We are the Guardians of Land, Life, Seeds and Love: Rural Women’s Assembly in Southern Africa

The Rural Women’s Assembly (RWA) is a self-organised network of rural women movements, assemblies, and organisations in different countries in the Southern African Development Community (SADC) region. RWA came out of a gathering in Limpopo, South Africa, in 2009 organized by the Land Access Movement of South Africa (LAMOSA), the Women on Farms Project (WfP) and the Trust for Community Outreach and Education (TCOE). During the gathering, over 250 women from various Southern African nations convened, representing peasant producers, small-scale farmers, and activists working on land rights, food sovereignty, and reproductive rights. Women shared their struggles, experiences, and desires for unity amongst the various movements and organizations represented.  The gathering was a catalyst for a unified feminist grassroots movement of rural women and was the beginning of a collective that would create the RWA, the RWA charter and platform for action. Since its inception, chapters have grown in countries around Southern Africa, including Lesotho Madagascar, Malawi, Mauritius, Mozambique, Namibia, South Africa, Swaziland, Tanzania, Zambia, and Zimbabwe.  

The initial slogan of RWA was “We are the Guardians of Land, Life, and Love,” and was later revised to “We are the Guardians of Land, Life, Seeds and Love.” The slogan encompasses the work and desire of RWA to level up consciousness, create solidarity and practice reciprocity. RWA is, in part, trying to articulate the relationship between people and nature, to promote love of the land, to understand seeds as life and women as seeds, and to encourage love in order to challenge violence at all levels, including gender-based violence and the violence of land grab, corporate control of food systems, hunger, disenfranchisement and capitalist greed. The system guiding the work is feminist agroecology, which means RWA takes into account not only how to care for the land but also understanding and challenging the social division of labour as well as land-holding patterns that disenfranchise women. 
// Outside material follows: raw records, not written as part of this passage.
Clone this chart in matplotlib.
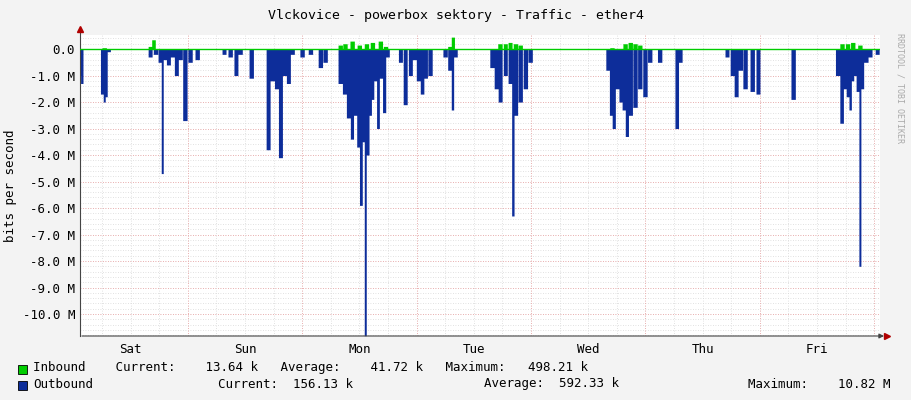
import numpy as np
import matplotlib
matplotlib.use("Agg")
import matplotlib.pyplot as plt
from matplotlib.ticker import FixedLocator

# hours since Saturday 00:00
out_hours = [1.4,1.6,6.1,6.5,6.9,7.3,16.1,17.2,18.2,18.6,19.1,19.9,20.8,21.6,22.4,23.4,24.5,26.0,
             31.6,32.9,34.1,35.0,37.3,40.9,41.7,42.6,43.4,44.3,45.1,45.9,48.0,49.7,51.8,52.8,
             56.0,56.8,57.7,58.5,59.1,59.7,60.4,60.8,61.2,61.7,62.3,62.7,63.3,63.9,64.5,65.2,65.8,
             68.6,69.6,70.7,71.5,72.3,73.2,73.8,74.8,78.0,79.0,79.5,80.1,
             87.8,88.7,89.5,90.6,91.6,92.2,92.7,93.7,94.8,95.8,
             112.1,112.8,113.2,114.1,114.7,115.5,116.1,116.8,117.8,118.8,119.9,120.9,123.0,126.6,127.2,
             137.1,138.2,139.0,139.9,140.9,142.4,143.6,151.0,
             160.3,161.2,161.8,162.4,162.9,163.5,163.9,164.5,165.0,165.4,166.2,167.1,168.6]
out_vals = [-1.0,-1.3,-1.7,-2.0,-1.8,-0.1,-0.3,-0.2,-0.5,-4.7,-0.4,-0.6,-0.3,-1.0,-0.4,-2.7,-0.5,-0.4,
            -0.2,-0.3,-1.0,-0.2,-1.1,-3.8,-1.2,-1.5,-4.1,-1.0,-1.3,-0.2,-0.3,-0.2,-0.7,-0.5,
            -1.3,-1.7,-2.6,-3.4,-2.5,-3.7,-5.9,-3.5,-10.82,-4.0,-2.5,-1.9,-1.2,-3.0,-1.1,-2.4,-0.3,
            -0.5,-2.1,-1.0,-0.4,-1.2,-1.7,-1.1,-1.0,-0.3,-0.8,-2.3,-0.3,
            -0.7,-1.5,-2.0,-1.0,-1.3,-6.3,-2.5,-2.0,-1.5,-0.5,
            -0.8,-2.5,-3.0,-1.5,-2.0,-2.3,-3.3,-2.5,-2.2,-1.5,-1.8,-0.5,-0.5,-3.0,-0.5,
            -0.3,-1.0,-1.8,-0.8,-1.5,-1.6,-1.7,-1.9,
            -1.0,-2.8,-1.5,-1.8,-2.3,-1.2,-1.0,-1.6,-8.2,-1.5,-0.5,-0.3,-0.2]
in_hours = [6.5,16.1,16.7,56.0,57.0,58.5,60.0,61.5,62.7,64.4,65.5,79.0,79.5,
            89.5,90.6,91.6,92.7,93.7,113.0,115.7,116.8,117.8,118.8,161.2,162.4,163.5,165.0]
in_vals = [0.05,0.1,0.35,0.15,0.2,0.3,0.15,0.2,0.25,0.3,0.1,0.1,0.45,
           0.2,0.2,0.25,0.2,0.15,0.05,0.2,0.25,0.2,0.15,0.2,0.2,0.25,0.15]

days = ["Sat","Sun","Mon","Tue","Wed","Thu","Fri"]
yticks = [0,-1,-2,-3,-4,-5,-6,-7,-8,-9,-10]
ylabels = ["0.0"] + [f"{v:.1f} M" for v in yticks[1:]]

t = np.arange(1.4, 169.2, 1/12)
def series(h, v, w=0.45):
    h = np.array(h); v = np.array(v); res = np.zeros_like(t)
    for i, tt in enumerate(t):
        d = np.abs(h - tt); j = d.argmin()
        if d[j] <= w: res[i] = v[j]
    return res
outb = series(out_hours, out_vals)
inb = series(in_hours, in_vals)

plt.rcParams['font.family'] = ['DejaVu Sans Mono']
fig = plt.figure(figsize=(9.11, 4.0), dpi=100, facecolor='#f3f3f3')
ax = fig.add_axes([80/911, 64/400, 800/911, 301/400])
ax.set_facecolor('white')
ax.set_xlim(1.4, 169.2)
ax.set_ylim(-10.83, 0.53)
for s in ax.spines.values(): s.set_visible(False)
for y in np.arange(-10.8, 0.6, 0.2):
    ax.axhline(y, color='#d8d8d8', lw=0.6, ls=(0,(1,2)), zorder=0)
for y in yticks:
    ax.axhline(y, color='#f0a0a0', lw=0.6, ls=(0,(1,2)), zorder=0)
for x in np.arange(6, 169, 6):
    ax.axvline(x, color='#d8d8d8', lw=0.6, ls=(0,(1,2)), zorder=0)
for x in np.arange(24, 169, 24):
    ax.axvline(x, color='#f0a0a0', lw=0.6, ls=(0,(1,2)), zorder=0)
ax.fill_between(t, 0, inb, step='mid', color='#00cc00', lw=0, zorder=2)
ax.fill_between(t, 0, outb, step='mid', color='#0d2d9a', lw=0, zorder=2)
ax.axhline(0, color='#00cc00', lw=1, zorder=3)
ax.yaxis.set_major_locator(FixedLocator(yticks))
ax.set_yticklabels(ylabels)
ax.set_xticks(np.arange(12, 169, 24))
ax.set_xticklabels(days)
ax.tick_params(length=0, labelsize=9, colors='#000000')
ax.tick_params(axis='x', pad=5)
ax.set_ylabel("bits per second", fontsize=9)
ax.annotate('', xy=(1.0085, 0), xytext=(-0.001, 0), xycoords='axes fraction',
            arrowprops=dict(arrowstyle='-|>', color='#444444', lw=0.8, mutation_scale=7))
ax.plot([1.0085], [0], marker='>', color='#b00000', ms=4, transform=ax.transAxes, clip_on=False)
ax.plot([0, 0], [0, 1.02], color='#444444', lw=0.8, transform=ax.transAxes, clip_on=False)
ax.plot([0], [1.02], marker='^', color='#b00000', ms=4, transform=ax.transAxes, clip_on=False)

fig.text(0.5, 0.962, "Vlckovice - powerbox sektory - Traffic - ether4", ha='center', va='center', fontsize=9.5)
fig.text(0.988, 0.78, "RRDTOOL / TOBI OETIKER", rotation=270, ha='center', va='center', fontsize=6, color='#aaaaaa')
fs = 9
fig.patches.append(plt.Rectangle((18/911, 1-374/400), 9/911, 9/400, transform=fig.transFigure, fc='#00cc00', ec='#000000', lw=0.6))
fig.patches.append(plt.Rectangle((18/911, 1-390/400), 9/911, 9/400, transform=fig.transFigure, fc='#0d2d9a', ec='#000000', lw=0.6))
fig.text(33/911, 1-368/400, "Inbound    Current:    13.64 k   Average:    41.72 k   Maximum:   498.21 k", va='center', fontsize=fs)
fig.text(33/911, 1-384/400, "Outbound", va='center', fontsize=fs)
fig.text(218/911, 1-384/400, "Current:  156.13 k", va='center', fontsize=fs)
fig.text(484/911, 1-384/400, "Average:  592.33 k", va='center', fontsize=fs)
fig.text(748/911, 1-384/400, "Maximum:    10.82 M", va='center', fontsize=fs)
fig.savefig("out.png", dpi=100, facecolor=fig.get_facecolor())
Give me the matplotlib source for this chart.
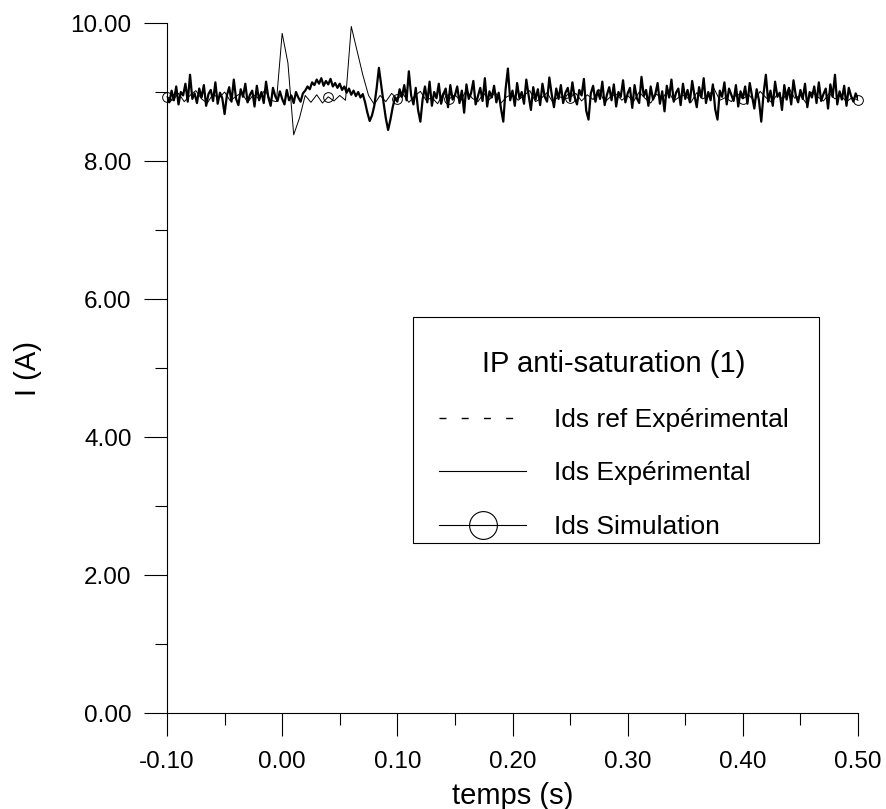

The RWA organises for food sovereignty, seed sovereignty, land rights and climate justice (and against corporate control of land and food systems) through teach-ins, workshops, research and documentation, and policy advocacy. RWA promotes seed saving, seed sharing and seed banks, small-scale farming, natural compost and the reintroduction of indigenous and nutritious foods. They advocate for securing the rights of rural women and girls, ensuring their access to and ownership of land. They engage in national, regional and global advocacy campaigns and have adopted the United Nations Declaration on the Rights of Peasants (UNDROP) as an advocacy and legal framework that can put authorities to task and create assessment criteria. RWA also engages in urgent action, providing resources and comfort for sisters in need through a program that they call “Neighbors Must Go.” They have open lines of communication between their members so that when a cyclone hits Malawi, for instance, women in the network convene and assess after hearing what is needed to help their sisters and raise money. Those closest in distance and able to move, go to the region hit, many times by road, and provide resources to their sisters in need. 

RWA envisions and is creating a world very different from the designs of multinational food and pharmaceutical companies, far from the constrained, deficit-focused, competition-driven ideals of the global capitalist model. RWA envisions a world aligned to feminist agroecology, biodiversity, food and seed sovereignty; a world where small-scale farming is the way, where women have access and ownership of land, where the food is good, and the soil is healthy; a world free from violence against the land, the seed, and women. They work with abundance in mind and abide by the law of reciprocity. They learn from nature and mimic its ways. RWA envisions this world, and in their work, they make it anew.